Pelham Holds Student Forums to Address Recent Controversies

Students Gather to Discuss the Thin Blue Line Flag Ban

Ellie O’Sullivan, Editor-in-Chief, Junior

On November 23, PMHS hosted a student-run forum to address the controversy that made nationwide news regarding the recent Thin Blue Line flag controversy at the high school. Dr. Champ recently made a decision to ban the symbol from Pelham Schools, citing its recent use by members of alt-right groups and other such uses that have given it a negative connotation to some. This sparked outrage among supporters of the police force and members of the Pelham Police Department. Natalie McCabe Zwerger along with Cathlene Antoine, advisors from the NYU Center for Equity and Racial Justice organized what was intended to be a student-only forum to discuss the aforementioned events, but was attended by Principal Berkowitz and Assistant Principal Antonelli, as well. The group from NYU has collaborated with Pelham schools in the past, performing equity audits and throwing around the possibility of  student town halls.

The forum was intended to give students a platform to voice their concerns with the aforementioned controversy. Oddly, the flag was never actually mentioned by name. The subject itself seemed to be taboo and was only ever referred to as some variation of “this issue” or “the problem,” etc.

Attendees were reluctant, at first, to respond when the NYU advisors would ask a question, and there was definitely some noticeable hesitance in speaking an opinion. (Full disclosure: this may have to do with the presence of a press reporter. I did identify myself, and announced that no names or direct quotes would be used without permission.) Some may also have been hesitant to speak out with school administrators present. However, being school leaders, the event was their responsibility and it was important for them to be there. Nevertheless,  such apprehension is understandable given their position over students and faculty.

Eventually, students discussed their opinions on matters such as the proportion to which the ordeal was blown up, many saying that it moved from what students were uncomfortable with to more of a social media discussion among adults. Students pointed to the fact that the comment section of the Pelham Examiner’s article was shut down after adults who didn’t have any relation to the school district began to argue about their own beliefs and ideologies.

Some expressed that they didn’t feel comfortable talking about an issue like this in the classroom, even though it would allow for peer discussion.
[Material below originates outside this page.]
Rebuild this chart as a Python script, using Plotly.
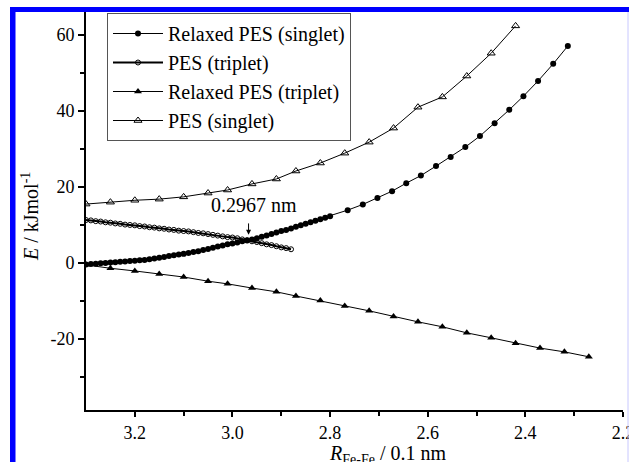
import plotly.graph_objects as go

# ---- data ----
# Relaxed PES (singlet): dense part (0.01 steps) + sparse part
rs_x = [3.30, 3.29, 3.28, 3.27, 3.26, 3.25, 3.24, 3.23, 3.22, 3.21, 3.20, 3.19, 3.18,
        3.17, 3.16, 3.15, 3.14, 3.13, 3.12, 3.11, 3.10, 3.09, 3.08, 3.07, 3.06, 3.05,
        3.04, 3.03, 3.02, 3.01, 3.00, 2.99, 2.98, 2.97, 2.96, 2.95, 2.94, 2.93, 2.92,
        2.91, 2.90, 2.89, 2.88, 2.87, 2.86, 2.85, 2.84, 2.83, 2.82, 2.81, 2.80,
        2.764, 2.733, 2.703, 2.673, 2.644, 2.614, 2.583, 2.553, 2.523, 2.493, 2.463,
        2.433, 2.404, 2.374, 2.343, 2.313]
rs_y = [-0.4, -0.3, -0.2, -0.1, 0.0, 0.1, 0.2, 0.3, 0.4, 0.5, 0.6, 0.7, 0.8,
        1.0, 1.2, 1.4, 1.6, 1.8, 2.0, 2.2, 2.4, 2.6, 2.9, 3.1, 3.4, 3.7,
        4.0, 4.3, 4.6, 4.9, 5.1, 5.4, 5.7, 5.9, 6.2, 6.5, 6.9, 7.2, 7.6,
        8.0, 8.4, 8.7, 9.1, 9.5, 9.9, 10.3, 10.7, 11.1, 11.5, 11.9, 12.3,
        13.9, 15.4, 17.1, 18.9, 21.0, 23.0, 25.5, 27.9, 30.5, 33.4, 36.8,
        40.3, 43.9, 47.9, 52.4, 57.1]

# PES (triplet)
pt_x = [3.30, 3.29, 3.28, 3.27, 3.26, 3.25, 3.24, 3.23, 3.22, 3.21, 3.20, 3.19, 3.18,
        3.17, 3.16, 3.15, 3.14, 3.13, 3.12, 3.11, 3.10, 3.09, 3.08, 3.07, 3.06, 3.05,
        3.04, 3.03, 3.02, 3.01, 3.00, 2.99, 2.98, 2.97, 2.96, 2.95, 2.94, 2.93, 2.92,
        2.91, 2.90, 2.89, 2.88]
pt_y = [11.3, 11.2, 11.0, 10.9, 10.7, 10.6, 10.4, 10.3, 10.1, 10.0, 9.9, 9.7, 9.6,
        9.4, 9.3, 9.1, 9.0, 8.8, 8.7, 8.5, 8.4, 8.3, 8.1, 7.9, 7.8, 7.6,
        7.4, 7.2, 7.0, 6.8, 6.7, 6.5, 6.2, 6.0, 5.7, 5.5, 5.2, 4.9, 4.7,
        4.4, 4.1, 3.9, 3.6]

# Relaxed PES (triplet)
rt_x = [3.30, 3.25, 3.20, 3.15, 3.10, 3.05, 3.01, 2.96, 2.91, 2.87, 2.82, 2.77,
        2.72, 2.67, 2.62, 2.57, 2.52, 2.47, 2.42, 2.37, 2.32, 2.27]
rt_y = [-0.5, -1.4, -2.1, -2.9, -3.7, -4.8, -5.5, -6.6, -7.6, -8.7, -9.9, -11.3,
        -12.6, -14.1, -15.5, -16.8, -18.4, -19.7, -21.1, -22.4, -23.4, -24.7]

# PES (singlet)
ps_x = [3.30, 3.25, 3.20, 3.15, 3.10, 3.05, 3.01, 2.96, 2.91, 2.87, 2.82, 2.77,
        2.72, 2.67, 2.62, 2.57, 2.52, 2.47, 2.42]
ps_y = [15.5, 16.0, 16.5, 16.8, 17.4, 18.4, 19.2, 20.8, 22.1, 24.2, 26.3, 28.9,
        31.8, 35.5, 41.0, 43.7, 49.2, 55.2, 62.4]

x_ticks = [3.2, 3.0, 2.8, 2.6, 2.4, 2.2]
x_labels = ["3.2", "3.0", "2.8", "2.6", "2.4", "2.2"]
y_ticks = [-20, 0, 20, 40, 60]
y_labels = ["-20", "0", "20", "40", "60"]

cross_x = 2.967
cross_label = "0.2967 nm"

FONT = "Liberation Serif"

fig = go.Figure()

fig.add_trace(go.Scatter(
    x=pt_x, y=pt_y, mode="lines+markers", name="PES (triplet)", legendrank=2,
    line=dict(color="black", width=2),
    marker=dict(symbol="circle-open", size=5, color="black", line=dict(width=1))))
fig.add_trace(go.Scatter(
    x=rs_x, y=rs_y, mode="lines+markers", name="Relaxed PES (singlet)", legendrank=1,
    line=dict(color="black", width=1),
    marker=dict(symbol="circle", size=6, color="black")))
fig.add_trace(go.Scatter(
    x=rt_x, y=rt_y, mode="lines+markers", name="Relaxed PES (triplet)", legendrank=3,
    line=dict(color="black", width=1),
    marker=dict(symbol="triangle-up", size=7, color="black")))
fig.add_trace(go.Scatter(
    x=ps_x, y=ps_y, mode="lines+markers", name="PES (singlet)", legendrank=4,
    line=dict(color="black", width=1),
    marker=dict(symbol="triangle-up-open", size=7, color="black", line=dict(width=1))))

# plot-area pixel geometry
L, R, T, B = 86, 623, 12, 410
W, H = R - L, B - T
def px(xp):
    return (xp - L) / W
def py(yp):
    return (B - yp) / H

fig.update_layout(
    width=629, height=462, autosize=False,
    margin=dict(l=L, r=629 - R, t=T, b=462 - B, autoexpand=False),
    paper_bgcolor="white", plot_bgcolor="white",
    font=dict(family=FONT, color="black", size=18),
    showlegend=True,
    legend=dict(x=px(107), y=py(13), xanchor="left", yanchor="top",
                bgcolor="white", bordercolor="#555555", borderwidth=1,
                font=dict(family=FONT, size=20, color="black"),
                itemwidth=50, tracegroupgap=0),
    xaxis=dict(range=[3.3, 2.2], tickvals=x_ticks, ticktext=x_labels,
               ticklabeloverflow="allow", automargin=False,
               showgrid=False, zeroline=False, showline=True, linecolor="black", linewidth=2,
               ticks="outside", ticklen=5, tickwidth=2, tickcolor="black",
               tickfont=dict(family=FONT, size=18),
               minor=dict(tickvals=[3.1, 2.9, 2.7, 2.5, 2.3], ticks="outside", ticklen=4,
                          tickwidth=2, tickcolor="black")),
    yaxis=dict(range=[-38.7, 66.05], tickvals=y_ticks, ticktext=y_labels,
               automargin=False, showgrid=False, zeroline=False,
               showline=True, linecolor="black", linewidth=2,
               ticks="outside", ticklen=6, tickwidth=2, tickcolor="black",
               tickfont=dict(family=FONT, size=18),
               minor=dict(tickvals=[-30, -10, 10, 30, 50], ticks="outside", ticklen=4,
                          tickwidth=2, tickcolor="black")),
)

# annotation: crossing point
fig.add_annotation(x=2.956, y=15.3, text=cross_label, showarrow=False,
                   font=dict(family=FONT, size=20, color="black"))
fig.add_annotation(x=cross_x, y=7.4, ax=cross_x, ay=10.8, axref="x", ayref="y",
                   text="", showarrow=True, arrowhead=2, arrowsize=1, arrowwidth=1,
                   arrowcolor="black")

# axis titles
fig.add_annotation(xref="paper", yref="paper", x=px(30), y=py(217), textangle=-90,
                   text="<i>E</i> / kJmol<sup>-1</sup>", showarrow=False,
                   xanchor="center", yanchor="middle",
                   font=dict(family=FONT, size=20, color="black"))
fig.add_annotation(xref="paper", yref="paper", x=px(327), y=py(454),
                   text="<i>R</i><sub>Fe-Fe</sub> / 0.1 nm", showarrow=False,
                   xanchor="left", yanchor="middle",
                   font=dict(family=FONT, size=20, color="black"))

# blue frame
fig.add_shape(type="rect", xref="paper", yref="paper", x0=px(10), x1=px(15.5),
              y0=py(470), y1=py(7), fillcolor="#0000ff", line=dict(width=0), layer="above")
fig.add_shape(type="rect", xref="paper", yref="paper", x0=px(10), x1=px(632),
              y0=py(12), y1=py(7), fillcolor="#0000ff", line=dict(width=0), layer="above")
fig.add_shape(type="line", xref="paper", yref="paper", x0=px(628), x1=px(628),
              y0=py(470), y1=py(12), line=dict(color="#c8c8ff", width=1), layer="above")

fig.write_html("out.html")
Many cited their fear of being viewed in a different light by their associates if they, for example, held a contrary opinion. Participants stated that they felt more comfortable talking politics with their family or close friends.

Others pointed out that though they had places in school that they felt safe discussing such things, there was a certain disconnect between the school and the town, and that the acceptance that many feel inside the building does not translate to citizens living in the same area. Overall, students agreed that people with differing opinions could work together just fine, but there came a point where someone’s opinion was simply stepping on the toes of their existence. 

In the end, the student forum was an interesting hour of exchanging different ideas and opinions, being respectful of what others have to say, and often agreeing with opposing viewpoints. More forums are being held for the future, but messages being sent to the student body stress that only students are asked to attend for upcoming forums.